We give owners the condition and cost detail to make these decisions deliberately. Knowing that a roof can be restored with a coating rather than replaced may convert a large capital outlay into a recoverable maintenance expense, improving net operating income and the recovery picture. Timing matters too: replacing a roof shortly before marketing a center can be framed as a value-add for buyers, while a deferred replacement becomes a price-chip in due diligence. We align roof condition data with where the asset sits in your hold or disposition strategy.

Tenant Coordination and the Penetration Problem

The single most common cause of avoidable retail roof damage is uncontrolled tenant rooftop activity. A restaurant tenant's HVAC contractor sets a new unit and never flashes the curb. A national tenant's sign vendor lags a mount straight through the membrane. Six months later the leak surfaces, the warranty is compromised, and nobody can identify who did the work.

We help owners establish rooftop control. That means a documented protocol requiring any tenant rooftop work to be flashed to the membrane manufacturer's specification, an inventory of who is allowed on the roof, and inspection of new penetrations before they are buried under the next leak. This single discipline prevents a large share of retail claims and preserves the warranties owners paid for.

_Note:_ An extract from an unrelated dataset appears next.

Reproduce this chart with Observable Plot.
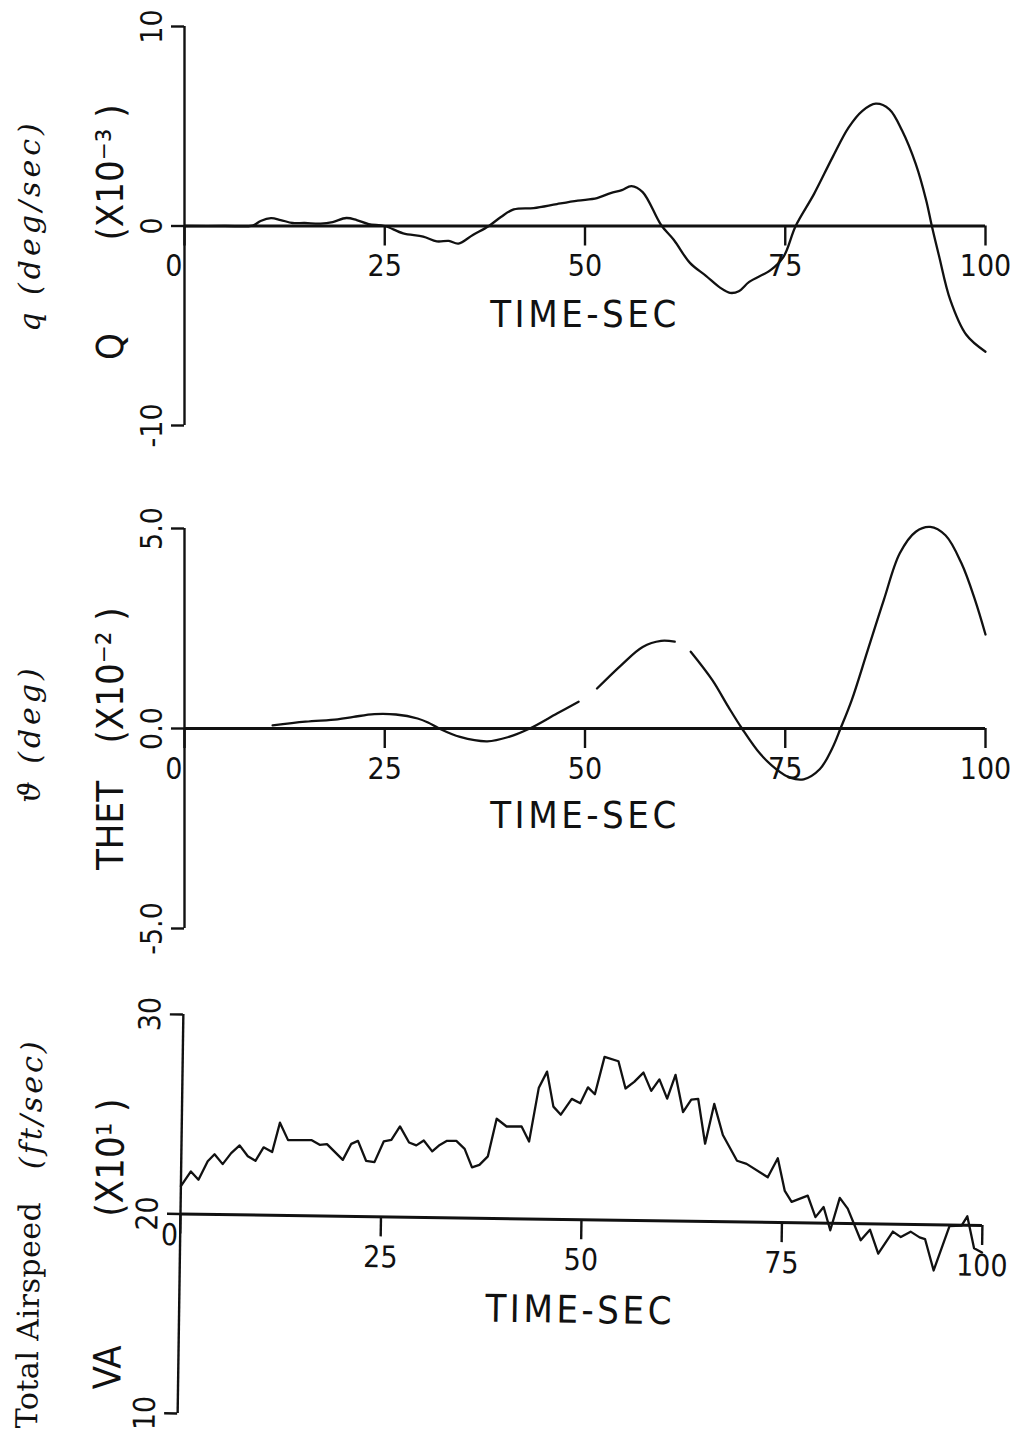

Documentation That Survives Tenant Turnover and Sale

Retail assets trade, and they trade on documented condition. A center with a complete roof record, current warranty status, and a clear capital plan commands buyer confidence and resists due-diligence discounts. A center with a folder of mismatched repair invoices invites a roof contingency that costs you at closing.

  • Per-building condition reports with system type, age, and remaining life
  • Warranty inventory and the conditions required to keep coverage valid
  • Repair and capital history tied to specific roof areas and tenants
  • A forward capital plan a buyer or lender can underwrite against

We build and maintain this record so it is ready when an offer comes in, not assembled in a panic during a sixty-day diligence window.

How We Help Retail Owners

We sit on the owner's side of the table for retail and shopping center roofs, with no stake in the installation, so our recommendations serve the asset rather than a contractor's backlog. We assess condition across tenant-sensitive zones, specify systems and sequencing that respect operating stores, align roof capital with lease and CAM structure, control tenant rooftop activity, and maintain the documentation that protects you at sale. The outcome is fewer tenant claims, smarter capital timing, and roofs that strengthen rather than threaten the center's value. When a leak appears over a tenant's floor, you should be reaching for a plan, not a panic, and we make sure that plan is already in place.